### WHAT TO PRODUCE
Copy all lines below exactly as written. Leave pictures out.

### SOURCE EXCERPT
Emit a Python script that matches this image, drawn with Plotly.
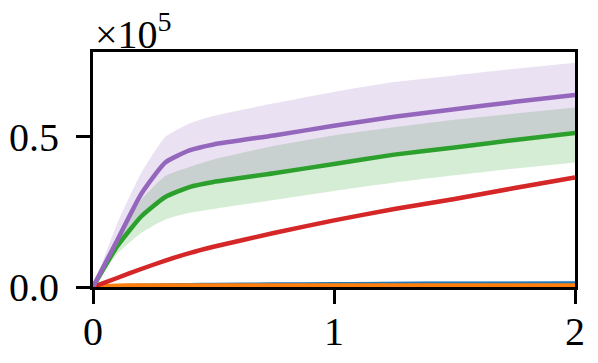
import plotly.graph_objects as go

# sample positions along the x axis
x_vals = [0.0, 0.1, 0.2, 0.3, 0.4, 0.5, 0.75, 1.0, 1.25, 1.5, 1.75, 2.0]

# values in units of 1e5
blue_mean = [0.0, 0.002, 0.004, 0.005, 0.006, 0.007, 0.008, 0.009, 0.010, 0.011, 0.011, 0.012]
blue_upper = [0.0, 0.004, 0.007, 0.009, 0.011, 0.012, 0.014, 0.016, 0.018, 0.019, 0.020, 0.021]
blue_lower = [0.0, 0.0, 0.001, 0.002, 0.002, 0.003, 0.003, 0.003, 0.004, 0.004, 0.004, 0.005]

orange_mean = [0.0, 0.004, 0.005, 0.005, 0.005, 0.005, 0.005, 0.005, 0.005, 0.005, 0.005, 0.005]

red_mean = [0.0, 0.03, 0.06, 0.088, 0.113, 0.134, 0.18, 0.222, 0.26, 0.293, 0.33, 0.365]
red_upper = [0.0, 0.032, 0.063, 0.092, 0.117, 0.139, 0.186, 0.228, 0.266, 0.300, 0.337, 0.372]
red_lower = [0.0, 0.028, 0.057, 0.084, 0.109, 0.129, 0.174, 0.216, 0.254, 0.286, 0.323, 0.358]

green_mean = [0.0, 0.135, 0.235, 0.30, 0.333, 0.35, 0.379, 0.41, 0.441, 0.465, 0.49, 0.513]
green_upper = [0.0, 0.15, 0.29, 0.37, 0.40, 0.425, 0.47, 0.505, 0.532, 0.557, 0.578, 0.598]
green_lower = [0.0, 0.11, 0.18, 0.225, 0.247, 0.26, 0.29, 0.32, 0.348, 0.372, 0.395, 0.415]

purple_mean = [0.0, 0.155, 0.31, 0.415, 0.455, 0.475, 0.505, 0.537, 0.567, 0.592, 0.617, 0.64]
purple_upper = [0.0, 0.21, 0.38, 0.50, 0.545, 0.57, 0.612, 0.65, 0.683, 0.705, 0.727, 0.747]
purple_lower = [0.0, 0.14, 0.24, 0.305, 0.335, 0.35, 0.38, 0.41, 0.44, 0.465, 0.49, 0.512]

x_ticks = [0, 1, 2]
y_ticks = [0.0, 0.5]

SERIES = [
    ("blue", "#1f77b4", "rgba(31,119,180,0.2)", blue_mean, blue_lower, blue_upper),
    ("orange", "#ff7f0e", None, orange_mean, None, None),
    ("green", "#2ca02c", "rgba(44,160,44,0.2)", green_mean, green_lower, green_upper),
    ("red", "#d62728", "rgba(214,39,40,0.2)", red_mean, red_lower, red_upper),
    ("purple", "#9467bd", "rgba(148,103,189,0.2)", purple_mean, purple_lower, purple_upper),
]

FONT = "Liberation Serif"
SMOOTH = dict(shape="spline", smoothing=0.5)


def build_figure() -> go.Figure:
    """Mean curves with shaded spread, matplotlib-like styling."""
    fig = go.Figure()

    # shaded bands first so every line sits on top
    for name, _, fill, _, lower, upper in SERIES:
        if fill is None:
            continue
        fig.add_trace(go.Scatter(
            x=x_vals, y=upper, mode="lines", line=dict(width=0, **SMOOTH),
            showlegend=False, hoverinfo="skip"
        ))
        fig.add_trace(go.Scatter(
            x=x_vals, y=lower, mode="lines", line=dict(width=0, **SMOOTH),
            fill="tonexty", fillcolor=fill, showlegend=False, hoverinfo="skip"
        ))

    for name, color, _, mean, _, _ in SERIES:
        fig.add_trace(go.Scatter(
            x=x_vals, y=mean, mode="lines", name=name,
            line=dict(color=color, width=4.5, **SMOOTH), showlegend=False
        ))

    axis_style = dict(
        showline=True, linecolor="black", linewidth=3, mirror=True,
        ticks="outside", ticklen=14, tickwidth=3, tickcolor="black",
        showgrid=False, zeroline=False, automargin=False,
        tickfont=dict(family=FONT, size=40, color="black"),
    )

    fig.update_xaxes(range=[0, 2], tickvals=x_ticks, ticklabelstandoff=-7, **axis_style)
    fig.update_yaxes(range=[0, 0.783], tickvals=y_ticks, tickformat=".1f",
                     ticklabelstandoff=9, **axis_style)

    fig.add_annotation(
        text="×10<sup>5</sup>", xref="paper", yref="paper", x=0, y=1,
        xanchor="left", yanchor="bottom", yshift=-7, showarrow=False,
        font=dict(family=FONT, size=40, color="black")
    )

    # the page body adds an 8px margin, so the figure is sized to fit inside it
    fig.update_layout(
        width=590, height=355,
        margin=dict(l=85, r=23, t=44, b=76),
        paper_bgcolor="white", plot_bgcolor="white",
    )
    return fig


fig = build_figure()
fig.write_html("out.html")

### RESPONSE BELOW
Emit a Python script that matches this image, drawn with Plotly.
import plotly.graph_objects as go

# sample positions along the x axis
x_vals = [0.0, 0.1, 0.2, 0.3, 0.4, 0.5, 0.75, 1.0, 1.25, 1.5, 1.75, 2.0]

# values in units of 1e5
blue_mean = [0.0, 0.002, 0.004, 0.005, 0.006, 0.007, 0.008, 0.009, 0.010, 0.011, 0.011, 0.012]
blue_upper = [0.0, 0.004, 0.007, 0.009, 0.011, 0.012, 0.014, 0.016, 0.018, 0.019, 0.020, 0.021]
blue_lower = [0.0, 0.0, 0.001, 0.002, 0.002, 0.003, 0.003, 0.003, 0.004, 0.004, 0.004, 0.005]

orange_mean = [0.0, 0.004, 0.005, 0.005, 0.005, 0.005, 0.005, 0.005, 0.005, 0.005, 0.005, 0.005]

red_mean = [0.0, 0.03, 0.06, 0.088, 0.113, 0.134, 0.18, 0.222, 0.26, 0.293, 0.33, 0.365]
red_upper = [0.0, 0.032, 0.063, 0.092, 0.117, 0.139, 0.186, 0.228, 0.266, 0.300, 0.337, 0.372]
red_lower = [0.0, 0.028, 0.057, 0.084, 0.109, 0.129, 0.174, 0.216, 0.254, 0.286, 0.323, 0.358]

green_mean = [0.0, 0.135, 0.235, 0.30, 0.333, 0.35, 0.379, 0.41, 0.441, 0.465, 0.49, 0.513]
green_upper = [0.0, 0.15, 0.29, 0.37, 0.40, 0.425, 0.47, 0.505, 0.532, 0.557, 0.578, 0.598]
green_lower = [0.0, 0.11, 0.18, 0.225, 0.247, 0.26, 0.29, 0.32, 0.348, 0.372, 0.395, 0.415]

purple_mean = [0.0, 0.155, 0.31, 0.415, 0.455, 0.475, 0.505, 0.537, 0.567, 0.592, 0.617, 0.64]
purple_upper = [0.0, 0.21, 0.38, 0.50, 0.545, 0.57, 0.612, 0.65, 0.683, 0.705, 0.727, 0.747]
purple_lower = [0.0, 0.14, 0.24, 0.305, 0.335, 0.35, 0.38, 0.41, 0.44, 0.465, 0.49, 0.512]

x_ticks = [0, 1, 2]
y_ticks = [0.0, 0.5]

SERIES = [
    ("blue", "#1f77b4", "rgba(31,119,180,0.2)", blue_mean, blue_lower, blue_upper),
    ("orange", "#ff7f0e", None, orange_mean, None, None),
    ("green", "#2ca02c", "rgba(44,160,44,0.2)", green_mean, green_lower, green_upper),
    ("red", "#d62728", "rgba(214,39,40,0.2)", red_mean, red_lower, red_upper),
    ("purple", "#9467bd", "rgba(148,103,189,0.2)", purple_mean, purple_lower, purple_upper),
]

FONT = "Liberation Serif"
SMOOTH = dict(shape="spline", smoothing=0.5)


def build_figure() -> go.Figure:
    """Mean curves with shaded spread, matplotlib-like styling."""
    fig = go.Figure()

    # shaded bands first so every line sits on top
    for name, _, fill, _, lower, upper in SERIES:
        if fill is None:
            continue
        fig.add_trace(go.Scatter(
            x=x_vals, y=upper, mode="lines", line=dict(width=0, **SMOOTH),
            showlegend=False, hoverinfo="skip"
        ))
        fig.add_trace(go.Scatter(
            x=x_vals, y=lower, mode="lines", line=dict(width=0, **SMOOTH),
            fill="tonexty", fillcolor=fill, showlegend=False, hoverinfo="skip"
        ))

    for name, color, _, mean, _, _ in SERIES:
        fig.add_trace(go.Scatter(
            x=x_vals, y=mean, mode="lines", name=name,
            line=dict(color=color, width=4.5, **SMOOTH), showlegend=False
        ))

    axis_style = dict(
        showline=True, linecolor="black", linewidth=3, mirror=True,
        ticks="outside", ticklen=14, tickwidth=3, tickcolor="black",
        showgrid=False, zeroline=False, automargin=False,
        tickfont=dict(family=FONT, size=40, color="black"),
    )

    fig.update_xaxes(range=[0, 2], tickvals=x_ticks, ticklabelstandoff=-7, **axis_style)
    fig.update_yaxes(range=[0, 0.783], tickvals=y_ticks, tickformat=".1f",
                     ticklabelstandoff=9, **axis_style)

    fig.add_annotation(
        text="×10<sup>5</sup>", xref="paper", yref="paper", x=0, y=1,
        xanchor="left", yanchor="bottom", yshift=-7, showarrow=False,
        font=dict(family=FONT, size=40, color="black")
    )

    # the page body adds an 8px margin, so the figure is sized to fit inside it
    fig.update_layout(
        width=590, height=355,
        margin=dict(l=85, r=23, t=44, b=76),
        paper_bgcolor="white", plot_bgcolor="white",
    )
    return fig


fig = build_figure()
fig.write_html("out.html")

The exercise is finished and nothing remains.